One of his major prophetic sources was evidently the Mirabilis Liber of 1522, which contained a range of prophecies by Pseudo-Methodius, the Tiburtine Sibyl, Joachim of Fiore, Savonarola and others. Nostradamus was one of the first to re-paraphrase these prophecies in French, which may explain why they are credited to him. Further material was gleaned from the De honesta disciplina of 1504 by Petrus Crinitus, which included extracts from Michael Psellos’s De daemonibus, and the De Mysteriis Aegyptiorum, a book on Chaldean and Assyrian magic by Iamblichus, a fourth-century Neo-Platonist.
Most of the quatrains deal with disasters, such as plagues, earthquakes, wars, floods, invasions, murders, droughts, and battles—all undated and based on foreshadowings by the Mirabilis Liber.

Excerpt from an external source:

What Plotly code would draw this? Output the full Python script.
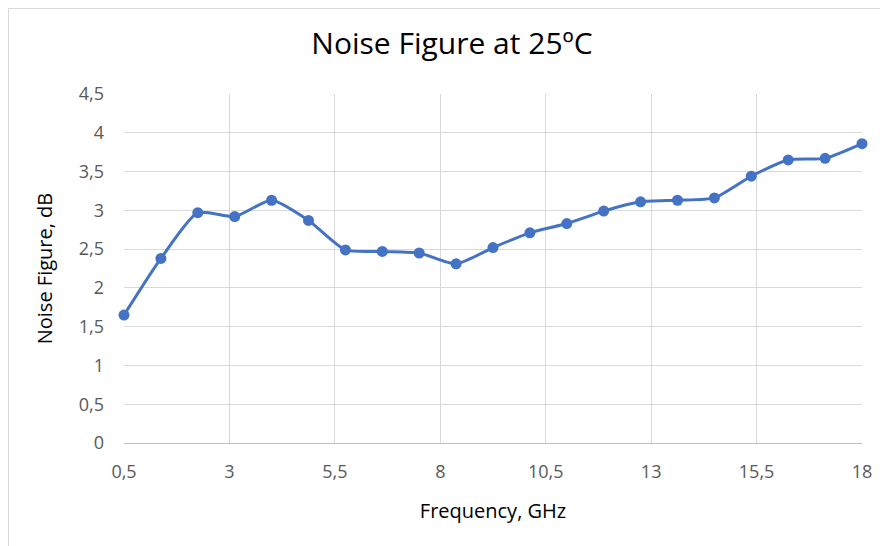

Some quatrains cover these disasters in overall terms; others concern a single person or small group of people. Some cover a single town, others several towns in several countries. A major, underlying theme is an impending invasion of Europe by Muslim forces from further east and south headed by the expected Antichrist, directly reflecting the then-current Ottoman invasions and the earlier Saracen equivalents, as well as the prior expectations of the Mirabilis Liber. All of this is presented in the context of the supposedly imminent end of the world.